INPUT ROWS:
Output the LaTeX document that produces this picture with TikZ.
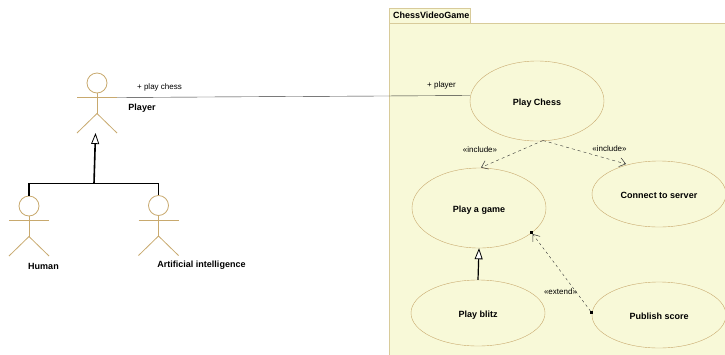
\documentclass[tikz,border=0pt]{standalone}
\usepackage{fontspec}
\setmainfont{Liberation Sans}
\usetikzlibrary{arrows.meta, shapes.geometric}
\definecolor{umltan}{HTML}{C8A96E}
\definecolor{umlframe}{HTML}{D8CB9A}
\definecolor{umlfill}{HTML}{F8F9D8}
\tikzset{every node/.style={align=center, font=\fontsize{8}{10}\selectfont}}
\tikzset{usecase/.style={draw=umltan, fill=umlfill, ellipse, inner sep=0pt, minimum width=134pt, minimum height=80pt, text height=8pt, text depth=0pt, font=\fontsize{9}{10}\selectfont\bfseries}}
\tikzset{usecase small/.style={usecase, minimum height=66pt}}
\tikzset{stick/.style={draw=umltan, line width=0.8pt}}
\tikzset{actorhead/.style={stick, circle, inner sep=0pt, minimum size=20pt}}
\tikzset{boldlabel/.style={font=\fontsize{9}{10}\selectfont\bfseries}}
\tikzset{generalize/.style={line width=1.6pt, black, -{Triangle[open, fill=white, length=11pt, width=8pt, line width=0.8pt]}}}
\tikzset{depend/.style={thin, black!80, dashed, -{Straight Barb[length=6pt, width=9pt, line width=0.5pt]}}}
\tikzset{endmark/.style={fill=black, inner sep=0pt, minimum size=2.5pt}}

\begin{document}
\begin{tikzpicture}[x=1pt, y=-1pt]
	\useasboundingbox (0,0) rectangle (725,354);

	% Package
	\draw[draw=umlframe, fill=umlfill, line width=1pt] (389.5,8) rectangle (470,23);
	\draw[draw=umlframe, fill=umlfill, line width=1pt] (389.5,23) rectangle (730,360);
	\node[boldlabel, anchor=west] (pkg) at (389.5,15.5) {ChessVideoGame};

	% Actors
	\foreach \actor/\x/\y in {player/97/83, human/29/206, ai/158.5/205.5}
	{
		\node[actorhead] (\actor) at (\x,\y) {};
		\draw[stick] (\x-20,\y+14.5) -- (\x+20,\y+14.5);
		\draw[stick] (\actor.south) -- (\x,\y+30.5) coordinate (\actor hip);
		\draw[stick] (\x-20,\y+50) -- (\actor hip) -- (\x+20,\y+50);
	}
	\coordinate (player hand) at (117,97.5);
	\coordinate (player foot) at (95.5,133);

	% Use cases
	\node[usecase] (chess) at (537,101) {Play Chess};
	\node[usecase] (game) at (479,208) {Play a game};
	\node[usecase small] (server) at (659,194) {Connect to server};
	\node[usecase small] (blitz) at (478,313) {Play blitz};
	\node[usecase small] (score) at (659,315) {Publish score};

	% Association
	\coordinate (chess door) at (470,95.5);
	\draw[thin, black!80] (player hand) -- (chess door);
	\node at (159.5,87.5) (playchess) {+ play chess};
	\node at (441.5,85.5) (plr) {+ player};

	% Generalization
	\coordinate (joint) at (94,183.5);
	\draw[line width=1.4pt, black] (human.north) |- (joint) -| (ai.north);
	\draw[generalize] (joint) -- (player foot);
	\draw[generalize, line width=1.2pt] (blitz.north) -- (game.south);

	% Dependencies
	\coordinate (chess base) at (543,140.5);
	\draw[depend] (chess base) -- (481,167.5);
	\draw[depend] (chess base) -- (626,164);
	\node[endmark] (ext a) at (591.5,312.5) {};
	\node[endmark] (ext b) at (531.5,232.5) {};
	\draw[depend, dash pattern=on 2.5pt off 3pt] (ext a) -- (ext b);

	% Labels
	\node at (480,150) (inc a) {«include»};
	\node at (609.5,149) (inc b) {«include»};
	\node at (560.5,292) (ext) {«extend»};
	\node[boldlabel] at (142,108) (playername) {Player};
	\node[boldlabel] at (43.5,266) (humanname) {Human};
	\node[boldlabel] at (201.5,265.5) (ainame) {Artificial intelligence};
\end{tikzpicture}
\end{document}
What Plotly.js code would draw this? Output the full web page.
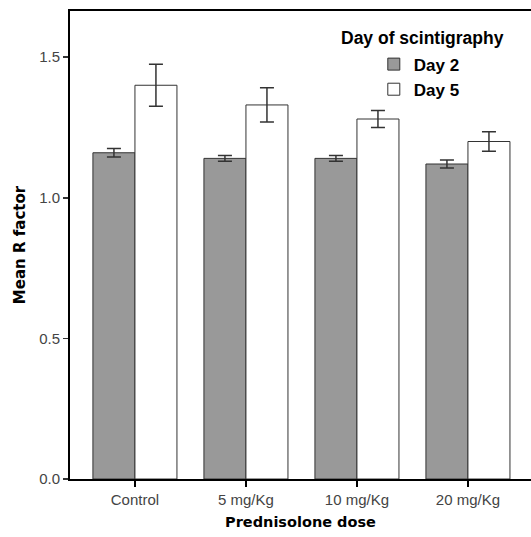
<!DOCTYPE html>
<html>
<head>
<meta charset="utf-8">
<script src="https://cdn.plot.ly/plotly-3.0.1.min.js"></script>
<style>html,body{margin:0;padding:0;background:#fff;overflow:hidden}</style>
</head>
<body>
<div id="chart" style="width:531px;height:537px"></div>
<script>
const categories = ["Control", "5 mg/Kg", "10 mg/Kg", "20 mg/Kg"];
const day2Means = [1.16, 1.14, 1.14, 1.12];
const day2Err = [0.015, 0.01, 0.01, 0.014];
const day5Means = [1.40, 1.33, 1.28, 1.20];
const day5Err = [0.075, 0.061, 0.03, 0.035];
const yTickVals = [0, 0.5, 1.0, 1.5];
const yTickText = ["0.0", "0.5", "1.0", "1.5"];
const legendTitle = "Day of scintigraphy";

const errStyle = {type: "data", visible: true, color: "#333333", thickness: 1.5, width: 7};

const traces = [
  {type: "bar", name: "Day 2", x: categories, y: day2Means,
   marker: {color: "#999999", line: {color: "#333333", width: 1}},
   error_y: Object.assign({array: day2Err}, errStyle)},
  {type: "bar", name: "Day 5", x: categories, y: day5Means,
   marker: {color: "#ffffff", line: {color: "#333333", width: 1}},
   error_y: Object.assign({array: day5Err}, errStyle)}
];

const layout = {
  width: 531, height: 537,
  margin: {l: 70, r: 0, t: 11, b: 58, pad: 0},
  paper_bgcolor: "#ffffff", plot_bgcolor: "#ffffff",
  barmode: "group", bargap: 0.243, bargroupgap: 0,
  showlegend: true,
  font: {family: "Arial, Liberation Sans, sans-serif", color: "#333333"},
  xaxis: {
    type: "category", range: [-0.585, 3.568],
    showline: true, linecolor: "#000000", linewidth: 2, mirror: true,
    ticks: "outside", ticklen: 6, tickwidth: 1.5, tickcolor: "#000000",
    showgrid: false, zeroline: false,
    tickfont: {family: "Arial, Liberation Sans, sans-serif", size: 15, color: "#444444"},
    title: {text: "Prednisolone dose", standoff: 10,
            font: {family: "DejaVu Sans", size: 14.5, color: "#000000", weight: "bold"}}
  },
  yaxis: {
    range: [0, 1.664],
    tickvals: yTickVals, ticktext: yTickText,
    showline: true, linecolor: "#000000", linewidth: 2,
    ticks: "outside", ticklen: 5, tickwidth: 1.5, tickcolor: "#333333",
    showgrid: false, zeroline: false,
    tickfont: {family: "Arial, Liberation Sans, sans-serif", size: 15, color: "#444444"},
    title: {text: "Mean R factor", standoff: 10,
            font: {family: "DejaVu Sans", size: 15, color: "#000000", weight: "bold"}}
  },
  legend: {
    x: 0.659, xanchor: "left", y: 0.924, yanchor: "top",
    bgcolor: "rgba(0,0,0,0)", borderwidth: 0,
    itemwidth: 30, tracegroupgap: 0,
    font: {family: "Arial, Liberation Sans, sans-serif", size: 17, color: "#000000", weight: "bold"}
  },
  annotations: [{
    text: legendTitle, xref: "paper", yref: "paper", x: 0.764, y: 0.942,
    xanchor: "center", yanchor: "middle", showarrow: false,
    font: {family: "Arial, Liberation Sans, sans-serif", size: 17.5, color: "#000000", weight: "bold"}
  }]
};

Plotly.newPlot("chart", traces, layout, {displayModeBar: false, staticPlot: true});
</script>
</body>
</html>
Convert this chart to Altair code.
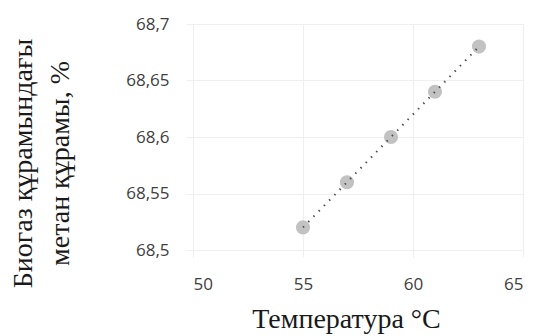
import altair as alt
import pandas as pd

# Methane content of biogas vs. temperature
temperature = [55, 57, 59, 61, 63]
methane = [68.52, 68.56, 68.60, 68.64, 68.68]

x_ticks = [50, 55, 60, 65]
y_ticks = [68.5, 68.55, 68.6, 68.65, 68.7]

df = pd.DataFrame({"t": temperature, "m": methane})

serif = "Liberation Serif"
sans = "Open Sans"

x_enc = alt.X(
    "t:Q",
    scale=alt.Scale(domain=[50, 65], nice=False, zero=False),
    axis=alt.Axis(
        values=x_ticks,
        title="Температура °C",
        titleFont=serif,
        titleFontSize=28,
        titleFontWeight="normal",
        titleColor="#1a1a1a",
        titlePadding=13,
        titleX=153,
        labelFont=sans,
        labelFontSize=17,
        labelColor="#404040",
        labelPadding=19,
        grid=True,
        gridColor="#efefef",
        domain=False,
        ticks=True,
        tickColor="#efefef",
        tickSize=7,
    ),
)

y_enc = alt.Y(
    "m:Q",
    scale=alt.Scale(domain=[68.5, 68.7], nice=False, zero=False),
    axis=alt.Axis(
        values=y_ticks,
        labelExpr="replace(format(datum.value, '.2~f'), '.', ',')",
        title=["Биогаз құрамындағы", "метан құрамы, %"],
        titleFont=serif,
        titleFontSize=28,
        titleFontWeight="normal",
        titleColor="#1a1a1a",
        titleLineHeight=37,
        titleAngle=270,
        titleAlign="center",
        titleBaseline="middle",
        titleX=-170,
        titleY=139,
        labelFont=sans,
        labelFontSize=17,
        labelColor="#404040",
        labelPadding=17,
        grid=True,
        gridColor="#efefef",
        domain=False,
        ticks=True,
        tickColor="#efefef",
        tickSize=7,
    ),
)

points = alt.Chart(df).mark_circle(size=200, color="#c2c2c2", opacity=1).encode(x=x_enc, y=y_enc)

trend = (
    alt.Chart(df)
    .transform_regression("t", "m")
    .mark_line(color="#4d4d4d", strokeWidth=2, strokeDash=[1.5, 6])
    .encode(x="t:Q", y="m:Q")
)

chart = (
    alt.layer(points, trend)
    .properties(
        width=330,
        height=226,
        padding={"left": 193, "top": 24, "right": 14, "bottom": 86},
        autosize=alt.AutoSizeParams(type="none"),
    )
    .configure_view(stroke=None)
    .configure(background="white")
)

chart.save("out.html", embed_options={"renderer": "svg", "actions": False})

WHAT TO PRODUCE:
Exactly the lines from the one with "Convert this chart to Altair code." through the one with "methane = [68.52, 68.56, 68.60, 68.64, 68.68]" are to be reproduced, and no pictures with them.

CORRECT ANSWER:
Convert this chart to Altair code.
import altair as alt
import pandas as pd

# Methane content of biogas vs. temperature
temperature = [55, 57, 59, 61, 63]
methane = [68.52, 68.56, 68.60, 68.64, 68.68]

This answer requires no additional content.